====== Collected material
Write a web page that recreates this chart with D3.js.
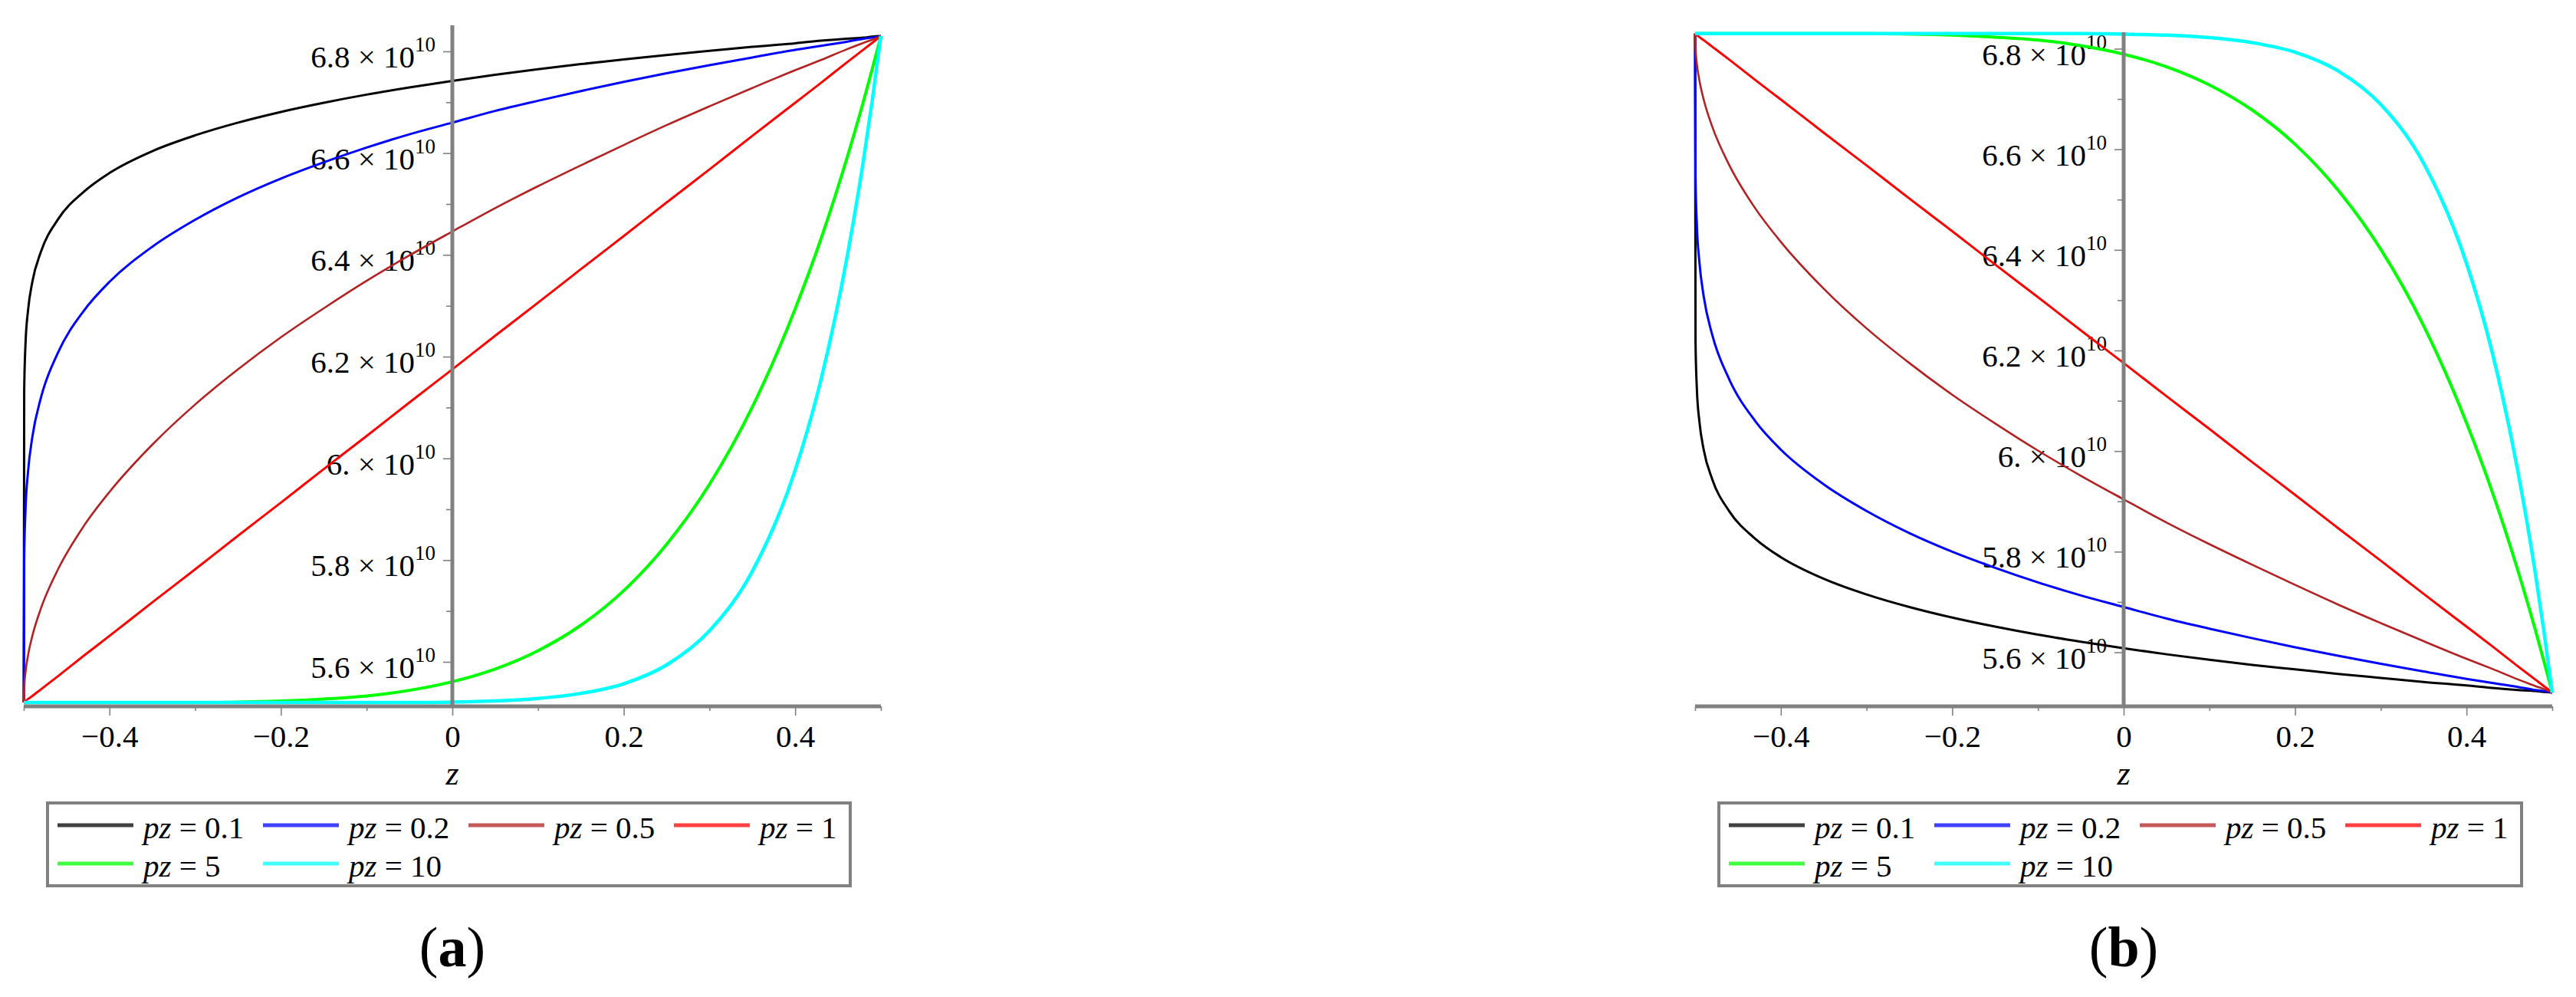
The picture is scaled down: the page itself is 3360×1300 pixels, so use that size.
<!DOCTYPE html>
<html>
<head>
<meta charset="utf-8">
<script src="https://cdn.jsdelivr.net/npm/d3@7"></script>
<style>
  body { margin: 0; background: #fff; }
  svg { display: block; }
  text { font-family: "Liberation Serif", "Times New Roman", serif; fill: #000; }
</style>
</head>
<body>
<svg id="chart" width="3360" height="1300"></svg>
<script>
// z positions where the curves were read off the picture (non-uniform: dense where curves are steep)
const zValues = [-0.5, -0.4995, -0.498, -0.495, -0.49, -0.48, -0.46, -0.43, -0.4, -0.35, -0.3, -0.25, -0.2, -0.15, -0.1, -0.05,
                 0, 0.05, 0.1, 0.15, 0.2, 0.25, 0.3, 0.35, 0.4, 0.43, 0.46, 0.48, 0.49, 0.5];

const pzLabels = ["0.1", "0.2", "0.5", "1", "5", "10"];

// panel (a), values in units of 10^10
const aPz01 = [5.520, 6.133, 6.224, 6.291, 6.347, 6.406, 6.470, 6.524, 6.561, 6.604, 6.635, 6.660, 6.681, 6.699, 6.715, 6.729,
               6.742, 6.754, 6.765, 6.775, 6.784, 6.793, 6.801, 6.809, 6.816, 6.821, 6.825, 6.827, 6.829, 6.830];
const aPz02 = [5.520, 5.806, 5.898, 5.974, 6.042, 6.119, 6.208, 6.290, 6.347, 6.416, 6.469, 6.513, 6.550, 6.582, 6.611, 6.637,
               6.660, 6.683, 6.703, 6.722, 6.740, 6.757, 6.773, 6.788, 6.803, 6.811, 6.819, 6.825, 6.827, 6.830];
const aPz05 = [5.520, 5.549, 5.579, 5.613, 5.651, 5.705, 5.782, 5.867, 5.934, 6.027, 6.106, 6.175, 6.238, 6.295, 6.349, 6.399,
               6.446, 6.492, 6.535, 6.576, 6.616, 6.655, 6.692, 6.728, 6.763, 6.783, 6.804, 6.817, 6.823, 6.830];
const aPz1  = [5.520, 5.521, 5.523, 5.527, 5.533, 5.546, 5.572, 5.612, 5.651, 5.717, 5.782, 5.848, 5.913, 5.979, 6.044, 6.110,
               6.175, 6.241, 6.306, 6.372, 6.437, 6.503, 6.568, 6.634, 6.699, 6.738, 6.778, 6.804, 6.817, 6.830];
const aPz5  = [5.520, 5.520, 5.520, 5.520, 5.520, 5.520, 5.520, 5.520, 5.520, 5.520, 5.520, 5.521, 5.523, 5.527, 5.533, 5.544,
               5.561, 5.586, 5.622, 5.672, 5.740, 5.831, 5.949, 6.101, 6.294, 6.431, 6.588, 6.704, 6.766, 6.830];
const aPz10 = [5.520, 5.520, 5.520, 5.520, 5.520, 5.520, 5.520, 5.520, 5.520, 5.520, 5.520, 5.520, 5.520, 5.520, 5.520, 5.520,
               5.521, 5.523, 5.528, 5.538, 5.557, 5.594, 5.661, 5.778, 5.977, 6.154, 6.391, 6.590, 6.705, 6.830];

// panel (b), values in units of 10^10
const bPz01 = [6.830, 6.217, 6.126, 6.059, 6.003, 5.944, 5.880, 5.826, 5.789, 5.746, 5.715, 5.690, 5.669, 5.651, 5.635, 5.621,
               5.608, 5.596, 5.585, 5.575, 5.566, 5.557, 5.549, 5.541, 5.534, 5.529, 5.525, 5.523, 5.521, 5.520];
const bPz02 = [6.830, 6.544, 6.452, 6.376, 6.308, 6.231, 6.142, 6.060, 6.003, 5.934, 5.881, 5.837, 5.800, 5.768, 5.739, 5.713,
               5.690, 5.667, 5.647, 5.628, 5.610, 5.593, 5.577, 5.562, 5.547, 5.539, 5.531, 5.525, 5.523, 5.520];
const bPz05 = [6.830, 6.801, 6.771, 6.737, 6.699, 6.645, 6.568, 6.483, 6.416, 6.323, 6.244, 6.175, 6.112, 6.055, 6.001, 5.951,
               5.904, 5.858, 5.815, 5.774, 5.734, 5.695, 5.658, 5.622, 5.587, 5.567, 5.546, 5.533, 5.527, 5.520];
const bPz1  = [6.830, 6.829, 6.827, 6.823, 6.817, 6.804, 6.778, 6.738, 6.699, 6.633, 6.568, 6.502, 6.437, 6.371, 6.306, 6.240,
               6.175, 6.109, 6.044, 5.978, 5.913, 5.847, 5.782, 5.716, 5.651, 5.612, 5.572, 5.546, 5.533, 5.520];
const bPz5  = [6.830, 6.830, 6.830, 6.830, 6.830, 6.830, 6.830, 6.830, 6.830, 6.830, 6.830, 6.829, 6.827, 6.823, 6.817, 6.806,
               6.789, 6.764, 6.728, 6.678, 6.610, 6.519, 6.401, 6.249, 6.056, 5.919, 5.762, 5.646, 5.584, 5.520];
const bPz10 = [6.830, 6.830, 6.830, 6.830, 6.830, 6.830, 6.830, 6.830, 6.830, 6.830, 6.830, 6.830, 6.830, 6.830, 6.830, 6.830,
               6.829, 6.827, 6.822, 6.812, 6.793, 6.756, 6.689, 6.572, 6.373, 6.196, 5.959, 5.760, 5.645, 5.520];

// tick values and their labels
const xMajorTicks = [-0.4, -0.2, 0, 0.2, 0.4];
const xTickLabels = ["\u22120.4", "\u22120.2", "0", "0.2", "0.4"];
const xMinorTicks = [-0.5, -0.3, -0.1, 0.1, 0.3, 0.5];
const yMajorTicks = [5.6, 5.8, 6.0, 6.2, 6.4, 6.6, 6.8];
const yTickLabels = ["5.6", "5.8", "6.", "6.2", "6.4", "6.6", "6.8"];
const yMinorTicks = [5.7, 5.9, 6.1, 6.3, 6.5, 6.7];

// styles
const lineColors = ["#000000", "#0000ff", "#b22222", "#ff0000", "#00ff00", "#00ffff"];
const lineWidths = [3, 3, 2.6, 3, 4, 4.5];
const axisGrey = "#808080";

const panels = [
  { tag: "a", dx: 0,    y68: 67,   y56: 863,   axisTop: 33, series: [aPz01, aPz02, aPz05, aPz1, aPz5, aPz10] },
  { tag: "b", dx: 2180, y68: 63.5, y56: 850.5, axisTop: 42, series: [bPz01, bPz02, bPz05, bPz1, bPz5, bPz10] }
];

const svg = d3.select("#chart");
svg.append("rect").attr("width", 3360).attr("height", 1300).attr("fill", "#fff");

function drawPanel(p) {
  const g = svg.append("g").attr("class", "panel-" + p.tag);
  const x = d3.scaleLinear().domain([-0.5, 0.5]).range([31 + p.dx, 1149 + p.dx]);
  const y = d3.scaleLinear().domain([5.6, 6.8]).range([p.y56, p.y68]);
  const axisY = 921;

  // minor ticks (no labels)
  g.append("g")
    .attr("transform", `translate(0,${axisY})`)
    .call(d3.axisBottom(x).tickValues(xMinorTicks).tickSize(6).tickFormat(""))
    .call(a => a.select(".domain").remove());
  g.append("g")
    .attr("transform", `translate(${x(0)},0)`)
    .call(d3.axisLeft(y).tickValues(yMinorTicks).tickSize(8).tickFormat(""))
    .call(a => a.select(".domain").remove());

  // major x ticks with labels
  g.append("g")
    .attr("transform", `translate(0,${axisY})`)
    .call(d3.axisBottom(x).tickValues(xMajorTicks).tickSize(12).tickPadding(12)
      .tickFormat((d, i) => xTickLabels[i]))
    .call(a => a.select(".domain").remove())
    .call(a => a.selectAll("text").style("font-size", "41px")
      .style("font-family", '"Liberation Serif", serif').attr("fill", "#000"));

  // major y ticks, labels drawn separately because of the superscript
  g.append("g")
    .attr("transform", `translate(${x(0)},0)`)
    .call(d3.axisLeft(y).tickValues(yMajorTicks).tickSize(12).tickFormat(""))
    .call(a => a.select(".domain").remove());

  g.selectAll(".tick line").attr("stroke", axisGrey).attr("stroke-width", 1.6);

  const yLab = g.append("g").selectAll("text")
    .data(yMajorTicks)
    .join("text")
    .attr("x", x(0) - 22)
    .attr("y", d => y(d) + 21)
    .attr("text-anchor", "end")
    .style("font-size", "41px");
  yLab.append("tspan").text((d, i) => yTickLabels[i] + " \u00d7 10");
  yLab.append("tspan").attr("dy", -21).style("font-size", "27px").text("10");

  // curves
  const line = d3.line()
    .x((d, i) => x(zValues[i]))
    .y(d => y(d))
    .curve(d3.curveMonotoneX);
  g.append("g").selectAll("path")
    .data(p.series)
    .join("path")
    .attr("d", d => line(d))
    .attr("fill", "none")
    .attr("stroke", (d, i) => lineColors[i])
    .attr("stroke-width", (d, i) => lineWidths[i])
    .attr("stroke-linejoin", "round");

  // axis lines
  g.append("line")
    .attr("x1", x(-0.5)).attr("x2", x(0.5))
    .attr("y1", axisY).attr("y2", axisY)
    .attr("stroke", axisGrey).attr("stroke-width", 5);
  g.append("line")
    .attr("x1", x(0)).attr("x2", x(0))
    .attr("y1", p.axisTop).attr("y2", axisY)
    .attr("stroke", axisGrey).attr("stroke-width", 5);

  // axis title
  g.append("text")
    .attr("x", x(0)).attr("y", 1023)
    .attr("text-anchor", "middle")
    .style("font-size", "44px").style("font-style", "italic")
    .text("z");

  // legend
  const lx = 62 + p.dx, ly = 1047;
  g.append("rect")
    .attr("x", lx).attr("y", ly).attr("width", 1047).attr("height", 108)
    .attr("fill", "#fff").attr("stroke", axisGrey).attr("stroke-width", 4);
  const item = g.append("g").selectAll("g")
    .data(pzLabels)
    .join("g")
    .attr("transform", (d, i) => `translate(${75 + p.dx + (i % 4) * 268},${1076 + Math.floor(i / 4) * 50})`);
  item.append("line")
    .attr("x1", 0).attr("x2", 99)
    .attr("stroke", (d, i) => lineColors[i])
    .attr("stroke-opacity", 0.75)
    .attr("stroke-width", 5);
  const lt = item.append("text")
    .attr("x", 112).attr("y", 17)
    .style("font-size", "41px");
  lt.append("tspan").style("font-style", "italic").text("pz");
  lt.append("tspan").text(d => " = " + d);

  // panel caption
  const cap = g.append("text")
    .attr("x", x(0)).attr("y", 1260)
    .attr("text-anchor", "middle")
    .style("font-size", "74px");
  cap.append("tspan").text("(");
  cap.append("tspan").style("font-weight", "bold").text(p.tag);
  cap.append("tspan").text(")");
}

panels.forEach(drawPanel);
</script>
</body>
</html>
============
What the task requires:
Of the lines in the material, how many contain the word "that"? Reply with the number and nothing else.

Correct result:
2